EXERCISE REQUIREMENTS:
Start at the line containing "Reproduce this chart with D3.js.", stop at the line containing "243, 256, 300];", and please reproduce every line in between, both ends included, without pictures.

* * * * *

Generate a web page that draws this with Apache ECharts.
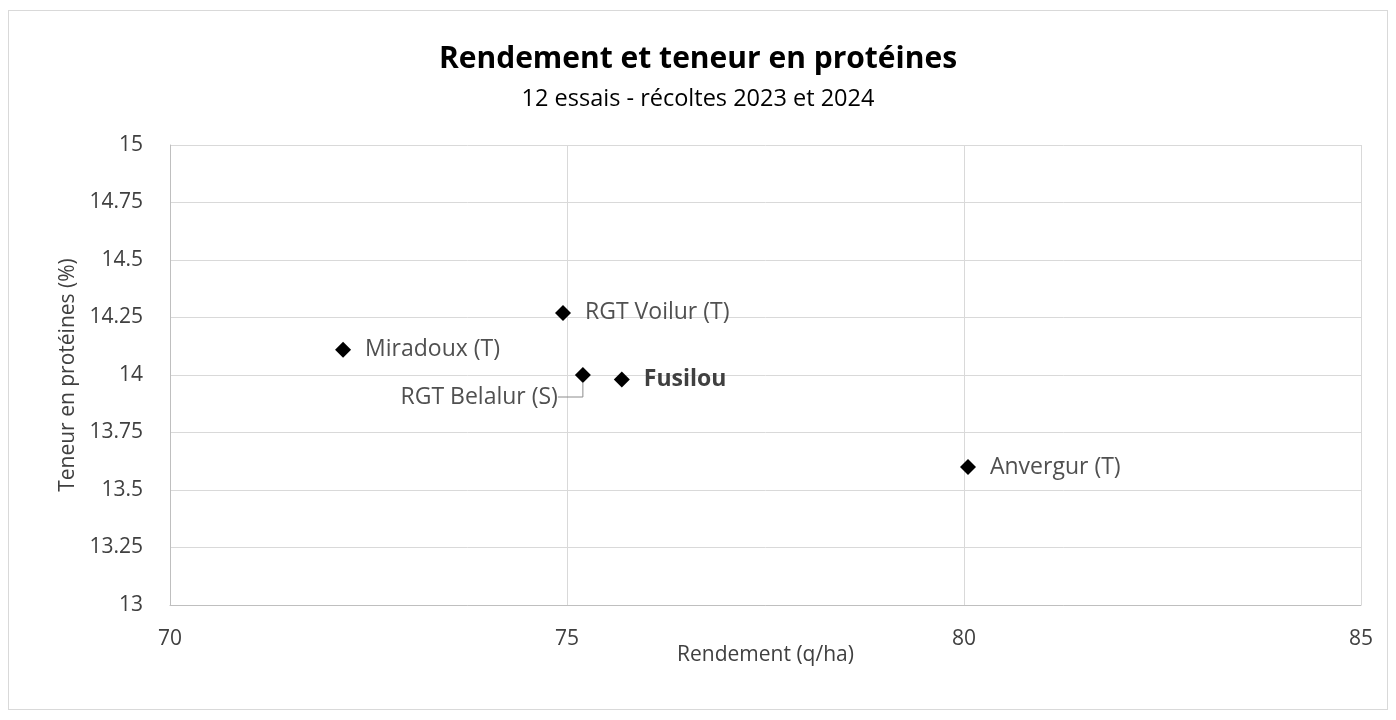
<!DOCTYPE html>
<html>
<head>
<meta charset="utf-8">
<script src="https://cdn.jsdelivr.net/npm/echarts@6/dist/echarts.min.js"></script>
<style>
html,body{margin:0;padding:0;background:#fff;}
#frame{position:absolute;left:8px;top:10px;width:1380px;height:700px;border:1px solid #d9d9d9;box-sizing:border-box;}
#chart{position:absolute;left:0;top:0;width:1396px;height:720px;}
</style>
</head>
<body>
<div id="frame"></div>
<div id="chart"></div>
<script>
const varieties = ["Miradoux (T)", "RGT Voilur (T)", "RGT Belalur (S)", "Fusilou", "Anvergur (T)"];
const yields = [72.18, 74.95, 75.20, 75.69, 80.05];
const proteins = [14.11, 14.27, 14.00, 13.98, 13.60];
const xTicks = [70, 75, 80, 85];
const yTicks = [13, 13.25, 13.5, 13.75, 14, 14.25, 14.5, 14.75, 15];

const FONT = '"Open Sans", "Noto Sans", sans-serif';
const chart = echarts.init(document.getElementById('chart'));

const data = varieties.map((n, i) => {
  const item = { name: n, value: [yields[i], proteins[i]] };
  if (n === "Fusilou") {
    item.label = { fontWeight: 'bold', color: '#404040' };
  }
  if (n === "RGT Belalur (S)") {
    item.label = { position: 'left', distance: 6, padding: [0, 11, 0, 0] };
    item.labelLine = { show: true, length2: 25, minTurnAngle: 0, lineStyle: { color: '#8c8c8c', width: 1 } };
  }
  return item;
});

chart.setOption({
  animation: false,
  title: {
    text: 'Rendement et teneur en protéines',
    subtext: '12 essais - récoltes 2023 et 2024',
    left: 'center',
    top: 39,
    itemGap: 13,
    textStyle: { fontFamily: FONT, fontSize: 30, fontWeight: 'bold', color: '#000' },
    subtextStyle: { fontFamily: FONT, fontSize: 23.5, color: '#000' }
  },
  grid: { left: 170, right: 35, top: 145, bottom: 115 },
  xAxis: {
    type: 'value', min: 70, max: 85, interval: 5,
    name: 'Rendement (q/ha)', nameLocation: 'middle', nameGap: 40, nameMoveOverlap: false,
    nameTextStyle: { fontFamily: FONT, fontSize: 21, color: '#404040' },
    axisLine: { show: true, lineStyle: { color: '#bfbfbf' } },
    axisTick: { show: false },
    axisLabel: { fontFamily: FONT, fontSize: 21, color: '#404040', margin: 24,
      formatter: v => xTicks.includes(v) ? String(v) : '' },
    splitLine: { show: true, lineStyle: { color: '#d9d9d9' } }
  },
  yAxis: {
    type: 'value', min: 13, max: 15, interval: 0.25,
    name: 'Teneur en protéines (%)', nameLocation: 'middle', nameGap: 88,
    nameTextStyle: { fontFamily: FONT, fontSize: 21, color: '#404040' },
    axisLine: { show: true, lineStyle: { color: '#bfbfbf' } },
    axisTick: { show: false },
    axisLabel: { fontFamily: FONT, fontSize: 21, color: '#404040', margin: 27,
      formatter: v => { const t = yTicks.find(k => Math.abs(k - v) < 1e-9); return t === undefined ? '' : String(t); } },
    splitLine: { show: true, lineStyle: { color: '#d9d9d9' } }
  },
  series: [{
    type: 'scatter',
    symbol: 'diamond',
    symbolSize: 16,
    itemStyle: { color: '#000', opacity: 1 },
    data: data,
    label: {
      show: true,
      position: 'right',
      distance: 14,
      formatter: p => p.name,
      fontFamily: FONT, fontSize: 23, color: '#505050'
    },
    labelLayout: function (params) {
      if (params.dataIndex === 2) {
        return { dy: 22 };
      }
      return {};
    }
  }]
});
</script>
</body>
</html>
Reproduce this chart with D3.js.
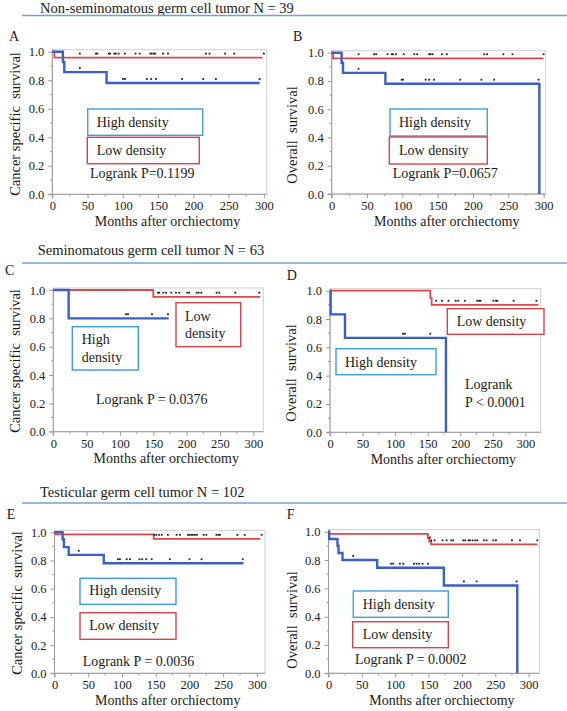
<!DOCTYPE html>
<html><head><meta charset="utf-8">
<script src="https://cdn.jsdelivr.net/npm/d3@7"></script>
<style>
html,body{margin:0;padding:0;background:#fff;}
svg{display:block;font-family:"Liberation Serif","Times New Roman",serif;}
text{white-space:pre;}
</style></head>
<body>
<svg id="c" width="567" height="711"></svg>
<script>
// ---------------- DATA ----------------
const headers = ["Non-seminomatous germ cell tumor N = 39", "Seminomatous germ cell tumor N = 63", "Testicular germ cell tumor N = 102"];
const xTicks = [0, 50, 100, 150, 200, 250, 300];
const yTicks = [0, 0.2, 0.4, 0.6, 0.8, 1.0];

// Panel A : cancer specific survival, non-seminomatous
const A_highT = [0, 15, 17, 77, 294];
const A_highS = [1, 0.929, 0.857, 0.78, 0.78];
const A_highCens = [39, 100, 103, 134, 140, 147, 184, 214, 232, 294];
const A_lowT = [0, 3, 298];
const A_lowS = [1, 0.958, 0.958];
const A_lowCens = [39, 62, 64, 80, 82, 88, 90, 94, 103, 118, 124, 139, 141, 144, 146, 157, 164, 218, 223, 245, 258, 300];

// Panel B : overall survival, non-seminomatous
const B_highT = [0, 14, 16, 76, 294, 294];
const B_highS = [1, 0.929, 0.857, 0.78, 0.78, 0];
const B_highCens = [38, 99, 101, 133, 138, 145, 182, 212, 230, 293];
const B_lowT = [0, 2, 300];
const B_lowS = [1, 0.96, 0.96];
const B_lowCens = [38, 60, 63, 79, 85, 87, 91, 102, 117, 121, 138, 140, 143, 156, 163, 216, 220, 243, 256, 300];

// Panel C : cancer specific survival, seminomatous
const C_highT = [0, 23, 173];
const C_highS = [1, 0.8, 0.8];
const C_highCens = [109, 112, 148, 172];
const C_lowT = [0, 150, 310];
const C_lowS = [1, 0.952, 0.952];
const C_lowCens = [157, 159, 165, 169, 177, 184, 189, 201, 204, 215, 218, 222, 245, 249, 273, 309];

// Panel D : overall survival, seminomatous
const D_highT = [0, 1, 23, 178, 178];
const D_highS = [1, 0.833, 0.667, 0.667, 0];
const D_highCens = [112, 115, 154];
const D_lowT = [0, 154, 156, 320];
const D_lowS = [1, 0.95, 0.9, 0.9];
const D_lowCens = [163, 172, 182, 193, 197, 207, 226, 229, 231, 251, 255, 257, 282, 317];

// Panel E : cancer specific survival, all testicular germ cell tumors
const E_highT = [0, 12, 14, 21, 73, 280];
const E_highS = [1, 0.95, 0.895, 0.84, 0.78, 0.78];
const E_highCens = [36, 94, 97, 107, 112, 126, 130, 136, 144, 171, 200, 218, 279];
const E_lowT = [0, 2, 147, 305];
const E_lowS = [1, 0.985, 0.953, 0.953];
const E_lowCens = [148, 151, 155, 159, 168, 181, 186, 198, 200, 203, 205, 208, 211, 221, 225, 240, 243, 245, 271, 282, 307];

// Panel F : overall survival, all testicular germ cell tumors
const F_highT = [0, 1, 13.5, 15, 21, 73, 173, 283, 283];
const F_highS = [1, 0.948, 0.9, 0.85, 0.8, 0.745, 0.62, 0.62, 0];
const F_highCens = [37, 94, 97, 107, 112, 128, 132, 136, 141, 149, 203, 222, 282];
const F_lowT = [0, 1, 149, 151, 154, 313];
const F_lowS = [1, 0.985, 0.955, 0.93, 0.91, 0.91];
const F_lowCens = [152, 154, 159, 171, 177, 184, 187, 202, 205, 210, 212, 216, 220, 223, 233, 237, 247, 251, 275, 287, 313];

const pValues = ["Logrank P=0.1199", "Logrank P=0.0657", "Logrank P = 0.0376", "Logrank", "Logrank P = 0.0036", "Logrank P = 0.0002"];
const yTitles = ["Cancer specific  survival", "Overall  survival"];
const xTitle = "Months after orchiectomy";

// ---------------- LAYOUT ----------------
const BLUE = "#3a5fc8", RED = "#e0464c", BOXBLUE = "#3d9fdc", BOXRED = "#d9434b";
const FONT = "Liberation Serif";

const panels = [
  {letter:"A", lx:9, ly:40.5, left:52.3, right:266.7, top:51.7, bottom:194.3, xmax:304,
   high:[A_highT,A_highS,A_highCens], low:[A_lowT,A_lowS,A_lowCens],
   yTitle:yTitles[0], ytx:19.5, yty:124,
   boxes:[{x:87.7,y:109,w:115,h:26.3,c:BOXBLUE,t:[["High density",96.7,127]]},
          {x:87.3,y:137.3,w:112,h:26.4,c:BOXRED,t:[["Low density",96.7,155.3]]}],
   notes:[[pValues[0],90,178.3]]},
  {letter:"B", lx:293, ly:40.5, left:331.7, right:545.7, top:52.7, bottom:194, xmax:303,
   high:[B_highT,B_highS,B_highCens], low:[B_lowT,B_lowS,B_lowCens],
   yTitle:yTitles[1], ytx:297, yty:135,
   boxes:[{x:390,y:109,w:97.3,h:27,c:BOXBLUE,t:[["High density",399,126.5]]},
          {x:389.3,y:137,w:98,h:27,c:BOXRED,t:[["Low density",399,154.5]]}],
   notes:[[pValues[1],392.7,178.3]]},
  {letter:"C", lx:5, ly:275, left:53.3, right:263.3, top:290, bottom:431.7, xmax:315,
   high:[C_highT,C_highS,C_highCens], low:[C_lowT,C_lowS,C_lowCens],
   yTitle:yTitles[0], ytx:20, yty:361,
   boxes:[{x:72.3,y:326.7,w:66,h:43.3,c:BOXBLUE,t:[["High",81.7,344.3],["density",81.7,361.7]]},
          {x:176,y:302.7,w:64.7,h:44,c:BOXRED,t:[["Low",185,321],["density",185,338.3]]}],
   notes:[[pValues[2],96,404]]},
  {letter:"D", lx:286.7, ly:280, left:330, right:540.7, top:290.7, bottom:432.3, xmax:323.5,
   high:[D_highT,D_highS,D_highCens], low:[D_lowT,D_lowS,D_lowCens],
   yTitle:yTitles[1], ytx:296, yty:373,
   boxes:[{x:447.3,y:308.7,w:96.7,h:25.6,c:BOXRED,t:[["Low density",456.7,326]]},
          {x:336,y:348.7,w:100,h:26,c:BOXBLUE,t:[["High density",345,367.3]]}],
   notes:[[pValues[3],465,389.3],["P < 0.0001",465,406.7]]},
  {letter:"E", lx:6.7, ly:519.3, left:54.5, right:265, top:532.3, bottom:673.3, xmax:312,
   high:[E_highT,E_highS,E_highCens], low:[E_lowT,E_lowS,E_lowCens],
   yTitle:yTitles[0], ytx:21.5, yty:603,
   boxes:[{x:80,y:578.3,w:96,h:26,c:BOXBLUE,t:[["High density",89.3,595]]},
          {x:80,y:612.7,w:96,h:26.6,c:BOXRED,t:[["Low density",89.3,630]]}],
   notes:[[pValues[4],82.7,666]]},
  {letter:"F", lx:286.7, ly:519.3, left:328.5, right:539.3, top:531.7, bottom:673.3, xmax:316,
   high:[F_highT,F_highS,F_highCens], low:[F_lowT,F_lowS,F_lowCens],
   yTitle:yTitles[1], ytx:296.5, yty:620,
   boxes:[{x:353.3,y:591,w:95,h:26.3,c:BOXBLUE,t:[["High density",362.7,609.3]]},
          {x:352.7,y:621.7,w:95.6,h:26,c:BOXRED,t:[["Low density",362.7,639.3]]}],
   notes:[[pValues[5],355,664]]}
];

const headerLayout = [{x:40, y:12.5, ly:15.5}, {x:37.7, y:255, ly:263}, {x:40, y:497, ly:503}];

// ---------------- DRAW ----------------
const svg = d3.select("#c");

headers.forEach((h, i) => {
  const L = headerLayout[i];
  svg.append("text").attr("x", L.x).attr("y", L.y).attr("font-size", 14.5)
     .attr("font-family", FONT).attr("fill", "#1a1a1a").text(h);
  svg.append("line").attr("x1", 22).attr("x2", 567).attr("y1", L.ly).attr("y2", L.ly)
     .attr("stroke", "#7a9fcf").attr("stroke-width", 1.5);
});

function stepAt(T, S, t) {
  let v = S[0];
  for (let i = 0; i < T.length; i++) { if (T[i] <= t) v = S[i]; }
  return v;
}

panels.forEach(p => {
  const g = svg.append("g");
  const x = d3.scaleLinear().domain([0, p.xmax]).range([p.left, p.right]);
  const y = d3.scaleLinear().domain([0, 1]).range([p.bottom, p.top]);
  const frameTop = p.top - 2;

  // frame
  g.append("rect").attr("x", p.left).attr("y", frameTop).attr("width", p.right - p.left)
   .attr("height", p.bottom - frameTop).attr("fill", "none").attr("stroke", "#cfcfcf").attr("stroke-width", 1);

  // axes
  const xAxis = d3.axisBottom(x).tickValues(xTicks).tickSize(4).tickPadding(3).tickFormat(d3.format("d"));
  const ax = g.append("g").attr("transform", `translate(0,${p.bottom})`).call(xAxis);
  const yAxis = d3.axisLeft(y).tickValues(yTicks).tickSize(4).tickPadding(4).tickFormat(d3.format(".1f"));
  const ay = g.append("g").attr("transform", `translate(${p.left},0)`).call(yAxis);
  [ax, ay].forEach(a => {
    a.attr("font-family", FONT);
    a.select(".domain").attr("stroke", "#9a9a9a");
    a.selectAll(".tick line").attr("stroke", "#9a9a9a");
    a.selectAll(".tick text").attr("font-family", FONT).attr("font-size", 12.5).attr("fill", "#1a1a1a");
  });
  ay.select(".domain").attr("d", `M-4,${p.bottom}H0V${frameTop}`);
  ax.select(".domain").attr("d", `M${p.left},4V0H${p.right}`);
  // minor ticks
  g.selectAll(".mx").data(d3.range(25, p.xmax, 50)).join("line")
   .attr("x1", d => x(d)).attr("x2", d => x(d)).attr("y1", p.bottom).attr("y2", p.bottom + 2)
   .attr("stroke", "#9a9a9a");
  g.selectAll(".my").data(d3.range(0.1, 1, 0.2)).join("line")
   .attr("y1", d => y(d)).attr("y2", d => y(d)).attr("x1", p.left).attr("x2", p.left - 2)
   .attr("stroke", "#9a9a9a");

  // titles
  g.append("text").attr("x", (p.left + p.right) / 2 + 8).attr("y", p.bottom + 31.5)
   .attr("text-anchor", "middle").attr("font-family", FONT).attr("font-size", 14).attr("fill", "#1a1a1a").text(xTitle);
  g.append("text").attr("transform", `translate(${p.ytx},${p.yty}) rotate(-90)`)
   .attr("text-anchor", "middle").attr("font-family", FONT).attr("font-size", 14.5).attr("fill", "#1a1a1a").text(p.yTitle);
  svg.append("text").attr("x", p.lx).attr("y", p.ly).attr("font-family", FONT).attr("font-size", 14)
   .attr("fill", "#1a1a1a").text(p.letter);

  // curves
  const line = d3.line().x(d => x(d[0])).y(d => y(d[1])).curve(d3.curveStepAfter);
  [[p.low, RED, 1.8], [p.high, BLUE, 2.4]].forEach(([ser, col, w]) => {
    const [T, S, C] = ser;
    g.append("path").datum(T.map((t, i) => [t, S[i]])).attr("d", line)
     .attr("fill", "none").attr("stroke", col).attr("stroke-width", w);
    g.selectAll(null).data(C).join("rect")
     .attr("x", d => x(d) - 0.9).attr("y", d => y(stepAt(T, S, d)) - 5)
     .attr("width", 1.8).attr("height", 1.8).attr("fill", "#222");
  });

  // legend boxes & notes
  p.boxes.forEach(b => {
    g.append("rect").attr("x", b.x).attr("y", b.y).attr("width", b.w).attr("height", b.h)
     .attr("fill", "#fff").attr("stroke", b.c).attr("stroke-width", 1.4);
    b.t.forEach(([s, tx, ty]) => g.append("text").attr("x", tx).attr("y", ty)
      .attr("font-family", FONT).attr("font-size", 14).attr("fill", "#1a1a1a").text(s));
  });
  p.notes.forEach(([s, tx, ty]) => g.append("text").attr("x", tx).attr("y", ty)
    .attr("font-family", FONT).attr("font-size", 14).attr("fill", "#1a1a1a").text(s));
});
</script>
</body></html>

* * * * *

EXERCISE RESPONSE:
Reproduce this chart with D3.js.
<!DOCTYPE html>
<html><head><meta charset="utf-8">
<script src="https://cdn.jsdelivr.net/npm/d3@7"></script>
<style>
html,body{margin:0;padding:0;background:#fff;}
svg{display:block;font-family:"Liberation Serif","Times New Roman",serif;}
text{white-space:pre;}
</style></head>
<body>
<svg id="c" width="567" height="711"></svg>
<script>
// ---------------- DATA ----------------
const headers = ["Non-seminomatous germ cell tumor N = 39", "Seminomatous germ cell tumor N = 63", "Testicular germ cell tumor N = 102"];
const xTicks = [0, 50, 100, 150, 200, 250, 300];
const yTicks = [0, 0.2, 0.4, 0.6, 0.8, 1.0];

// Panel A : cancer specific survival, non-seminomatous
const A_highT = [0, 15, 17, 77, 294];
const A_highS = [1, 0.929, 0.857, 0.78, 0.78];
const A_highCens = [39, 100, 103, 134, 140, 147, 184, 214, 232, 294];
const A_lowT = [0, 3, 298];
const A_lowS = [1, 0.958, 0.958];
const A_lowCens = [39, 62, 64, 80, 82, 88, 90, 94, 103, 118, 124, 139, 141, 144, 146, 157, 164, 218, 223, 245, 258, 300];

// Panel B : overall survival, non-seminomatous
const B_highT = [0, 14, 16, 76, 294, 294];
const B_highS = [1, 0.929, 0.857, 0.78, 0.78, 0];
const B_highCens = [38, 99, 101, 133, 138, 145, 182, 212, 230, 293];
const B_lowT = [0, 2, 300];
const B_lowS = [1, 0.96, 0.96];
const B_lowCens = [38, 60, 63, 79, 85, 87, 91, 102, 117, 121, 138, 140, 143, 156, 163, 216, 220, 243, 256, 300];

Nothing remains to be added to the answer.